What to produce
Search the material for the string "this", then return every line where it is found.

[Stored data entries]
◇ ◇ ◇

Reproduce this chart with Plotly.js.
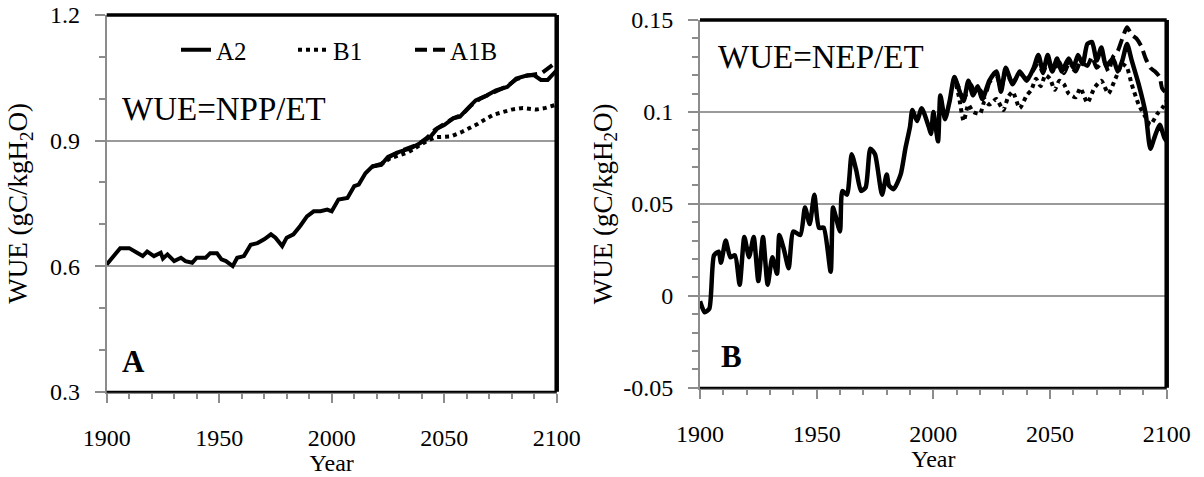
<!DOCTYPE html>
<html>
<head>
<meta charset="utf-8">
<script src="https://cdn.plot.ly/plotly-3.0.1.min.js"></script>
<style>html,body{margin:0;padding:0;background:#fff;}#chart{width:1204px;height:477px;}</style>
</head>
<body>
<div id="chart"></div>
<script>
// ---------- Panel A : WUE = NPP/ET ----------
const yearsA2_A = [1900,1903,1906,1910,1912,1916,1918,1921,1924,1925,1927,1930,1933,1935,1938,1940,1944,1946,1949,1951,1953,1956,1958,1961,1964,1967,1970,1973,1975,1978,1980,1983,1986,1989,1992,1995,1998,2000,2003,2007,2010,2012,2015,2018,2022,2025,2030,2035,2039,2044,2047,2050,2054,2057,2061,2064,2069,2073,2078,2082,2087,2090,2093,2096,2100];
const A2_A = [0.604,0.625,0.643,0.643,0.636,0.624,0.635,0.624,0.632,0.618,0.628,0.612,0.620,0.612,0.608,0.620,0.620,0.631,0.631,0.616,0.612,0.600,0.620,0.624,0.651,0.655,0.664,0.676,0.668,0.648,0.668,0.676,0.696,0.719,0.731,0.731,0.735,0.731,0.759,0.763,0.791,0.795,0.822,0.838,0.842,0.861,0.873,0.881,0.893,0.910,0.929,0.937,0.953,0.957,0.980,0.996,1.008,1.020,1.028,1.048,1.056,1.056,1.045,1.045,1.068];

const yearsB1_A = [2018,2022,2026,2030,2034,2038,2042,2046,2050,2053,2058,2062,2065,2068,2072,2076,2080,2085,2088,2091,2095,2100];
const B1_A = [0.838,0.843,0.858,0.866,0.872,0.885,0.898,0.908,0.908,0.910,0.921,0.931,0.940,0.950,0.962,0.968,0.974,0.978,0.976,0.974,0.978,0.986];

const yearsA1B_A = [2018,2022,2026,2030,2034,2038,2042,2046,2050,2054,2058,2062,2066,2070,2074,2078,2082,2086,2090,2093,2096,2100];
const A1B_A = [0.838,0.844,0.862,0.874,0.882,0.890,0.905,0.926,0.940,0.953,0.962,0.984,1.000,1.010,1.021,1.030,1.046,1.054,1.058,1.060,1.072,1.088];

// ---------- Panel B : WUE = NEP/ET ----------
const yearsA2_B = [1900,1902,1904,1906,1908,1909,1911,1913,1915,1917,1919,1921,1923,1925,1927,1929,1931,1933,1934,1936,1938,1940,1943,1945,1947,1949,1951,1953,1956,1957,1958,1960,1961,1963,1965,1967,1969,1971,1973,1975,1978,1980,1981,1983,1986,1988,1990,1991,1993,1995,1998,1999,2000,2002,2003,2005,2007,2009,2011,2013,2015,2017,2019,2021,2024,2027,2029,2031,2034,2037,2040,2043,2045,2047,2049,2051,2053,2055,2058,2060,2062,2064,2066,2068,2070,2072,2074,2077,2079,2081,2083,2085,2088,2091,2093,2095,2097,2099,2100];
const A2_B = [-0.003,-0.009,-0.007,0.022,0.024,0.018,0.030,0.021,0.022,0.006,0.032,0.021,0.032,0.008,0.032,0.006,0.021,0.012,0.033,0.025,0.015,0.035,0.033,0.048,0.039,0.055,0.037,0.037,0.013,0.048,0.044,0.035,0.057,0.055,0.077,0.068,0.057,0.059,0.080,0.077,0.055,0.066,0.060,0.058,0.066,0.080,0.092,0.101,0.095,0.102,0.092,0.088,0.100,0.084,0.109,0.096,0.106,0.119,0.112,0.106,0.117,0.109,0.114,0.107,0.117,0.122,0.111,0.124,0.115,0.122,0.117,0.124,0.131,0.122,0.131,0.122,0.129,0.122,0.129,0.124,0.131,0.126,0.137,0.138,0.128,0.135,0.125,0.129,0.122,0.128,0.137,0.128,0.115,0.099,0.080,0.087,0.093,0.086,0.084];

const yearsB1_B = [2009,2011,2013,2015,2017,2020,2022,2024,2027,2030,2032,2034,2037,2040,2042,2044,2046,2048,2050,2052,2054,2056,2058,2061,2063,2066,2069,2072,2075,2078,2081,2083,2085,2088,2091,2093,2096,2098,2100];
const B1_B = [0.119,0.108,0.095,0.104,0.100,0.099,0.106,0.104,0.107,0.101,0.108,0.111,0.102,0.109,0.112,0.118,0.114,0.120,0.118,0.112,0.117,0.115,0.110,0.108,0.113,0.105,0.113,0.117,0.110,0.118,0.126,0.124,0.115,0.104,0.097,0.093,0.099,0.102,0.106];

const yearsA1B_B = [2009,2011,2013,2016,2018,2020,2022,2024,2027,2029,2031,2034,2037,2040,2043,2045,2047,2049,2051,2054,2056,2058,2061,2063,2066,2068,2070,2073,2075,2077,2079,2081,2083,2085,2087,2089,2091,2093,2095,2097,2098,2100];
const A1B_B = [0.119,0.113,0.107,0.115,0.110,0.112,0.108,0.116,0.120,0.113,0.121,0.116,0.121,0.118,0.123,0.127,0.121,0.128,0.122,0.127,0.121,0.126,0.122,0.127,0.125,0.130,0.124,0.128,0.122,0.130,0.133,0.140,0.146,0.142,0.140,0.136,0.129,0.124,0.122,0.119,0.113,0.110];

// ---------- ticks / labels ----------
const xTickVals = [1900,1950,2000,2050,2100];
const xTickText = ['1900','1950','2000','2050','2100'];
const yTickValsA = [0.3,0.6,0.9,1.2];
const yTickTextA = ['0.3','0.6','0.9','1.2'];
const yTickValsB = [-0.05,0,0.05,0.1,0.15];
const yTickTextB = ['-0.05','0','0.05','0.1','0.15'];
const seriesNames = ['A2','B1','A1B'];
const yTitle = 'WUE (gC/kgH<sub>2</sub>O)';

const FONT = 'Times New Roman, Times, serif';
const GRAY = '#8c8c8c';

const traces = [
  {x: yearsA2_A, y: A2_A, name: seriesNames[0], type:'scatter', mode:'lines', xaxis:'x', yaxis:'y',
   line:{color:'#000', width:4}},
  {x: yearsB1_A, y: B1_A, name: seriesNames[1], type:'scatter', mode:'lines', xaxis:'x', yaxis:'y',
   line:{color:'#000', width:4, dash:'dot'}},
  {x: yearsA1B_A, y: A1B_A, name: seriesNames[2], type:'scatter', mode:'lines', xaxis:'x', yaxis:'y',
   line:{color:'#000', width:4, dash:'12px,6px'}},
  {x: yearsB1_B, y: B1_B, name: seriesNames[1], type:'scatter', mode:'lines', xaxis:'x2', yaxis:'y2', showlegend:false,
   line:{color:'#000', width:4, dash:'dot', shape:'spline', smoothing:0.6}},
  {x: yearsA1B_B, y: A1B_B, name: seriesNames[2], type:'scatter', mode:'lines', xaxis:'x2', yaxis:'y2', showlegend:false,
   line:{color:'#000', width:4, dash:'12px,6px', shape:'spline', smoothing:0.6}},
  {x: yearsA2_B, y: A2_B, name: seriesNames[0], type:'scatter', mode:'lines', xaxis:'x2', yaxis:'y2', showlegend:false,
   line:{color:'#000', width:4.5, shape:'spline', smoothing:0.6}}
];

function xAxis(domain, anchor){
  return {
    domain: domain, anchor: anchor, range:[1900,2100], tickmode:'array', tickvals:xTickVals, ticktext:xTickText,
    ticks:'outside', ticklen:9, tickwidth:2, tickcolor:GRAY, showline:true, linecolor:GRAY, linewidth:2,
    showgrid:false, zeroline:false, tickfont:{family:FONT, size:24, color:'#000'}, ticklabelstandoff:14,
    minor:{tickmode:'linear', tick0:1900, dtick:10, ticks:'outside', ticklen:5, tickwidth:2, tickcolor:GRAY, showgrid:false},
    title:{text:'Year', font:{family:FONT, size:24, color:'#000'}, standoff:2},
    automargin:false, fixedrange:true
  };
}
function yAxis(domain, anchor, range, vals, text, tick0, minorDt, standoff){
  return {
    domain: domain, anchor: anchor, range: range, tickmode:'array', tickvals: vals, ticktext: text,
    ticks:'outside', ticklen:10, tickwidth:2, tickcolor:GRAY, showline:true, linecolor:GRAY, linewidth:2,
    showgrid:true, gridcolor:'#9a9a9a', gridwidth:2, zeroline:false,
    tickfont:{family:FONT, size:24, color:'#000'}, ticklabelstandoff:10,
    minor:{tickmode:'linear', tick0:tick0, dtick:minorDt, ticks:'outside', ticklen:6, tickwidth:2, tickcolor:GRAY, showgrid:false},
    title:{text: yTitle, font:{family:FONT, size:27, color:'#000'}, standoff:standoff},
    automargin:false, fixedrange:true
  };
}

function frame(xr, yr){
  return [
    {type:'line', xref:xr+' domain', yref:yr+' domain', x0:0, x1:1, y0:1, y1:1, line:{color:'#000', width:3.5}},
    {type:'line', xref:xr+' domain', yref:yr+' domain', x0:1, x1:1, y0:0, y1:1, line:{color:'#000', width:4.5}},
    {type:'line', xref:xr+' domain', yref:yr+' domain', x0:0, x1:1, y0:0, y1:0, line:{color:'#000', width:2}}
  ];
}

const layout = {
  width:1204, height:477, margin:{l:0, r:0, t:0, b:0},
  paper_bgcolor:'#fff', plot_bgcolor:'#fff',
  font:{family:FONT, color:'#000'},
  showlegend:true,
  legend:{orientation:'h', x:176/1204, y:1-50/477, xanchor:'left', yanchor:'middle',
          font:{family:FONT, size:25, color:'#000'}, bgcolor:'rgba(0,0,0,0)', itemwidth:30,
          entrywidth:72, entrywidthmode:'pixels', tracegroupgap:0},
  xaxis: xAxis([106.7/1204, 556.7/1204], 'y'),
  yaxis: yAxis([1-391.7/477, 1-15/477], 'x', [0.3,1.2], yTickValsA, yTickTextA, 0.3, 0.1, 14),
  xaxis2: xAxis([700/1204, 1166.7/1204], 'y2'),
  yaxis2: yAxis([1-387.7/477, 1-20/477], 'x2', [-0.05,0.15], yTickValsB, yTickTextB, -0.05, 0.01, 3),
  annotations:[
    {xref:'paper', yref:'paper', x:120/1204, y:1-109/477, xanchor:'left', yanchor:'middle', showarrow:false,
     text:'WUE=NPP/ET', font:{family:FONT, size:33, color:'#000'}},
    {xref:'paper', yref:'paper', x:120/1204, y:1-361/477, xanchor:'left', yanchor:'middle', showarrow:false,
     text:'<b>A</b>', font:{family:FONT, size:31, color:'#000'}},
    {xref:'paper', yref:'paper', x:716/1204, y:1-57/477, xanchor:'left', yanchor:'middle', showarrow:false,
     text:'WUE=NEP/ET', font:{family:FONT, size:33, color:'#000'}},
    {xref:'paper', yref:'paper', x:719/1204, y:1-356/477, xanchor:'left', yanchor:'middle', showarrow:false,
     text:'<b>B</b>', font:{family:FONT, size:31, color:'#000'}}
  ],
  shapes: frame('x','y').concat(frame('x2','y2'))
};

Plotly.newPlot('chart', traces, layout, {displayModeBar:false, staticPlot:true});
</script>
</body>
</html>
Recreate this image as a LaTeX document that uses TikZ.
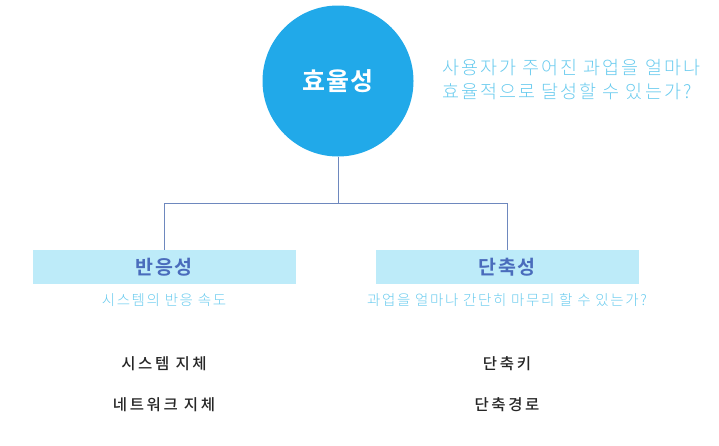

◇ ◇ ◇

Response to the exercise
Reproduce this chart with Plotly.js.
Recreate this image as a LaTeX document that uses TikZ.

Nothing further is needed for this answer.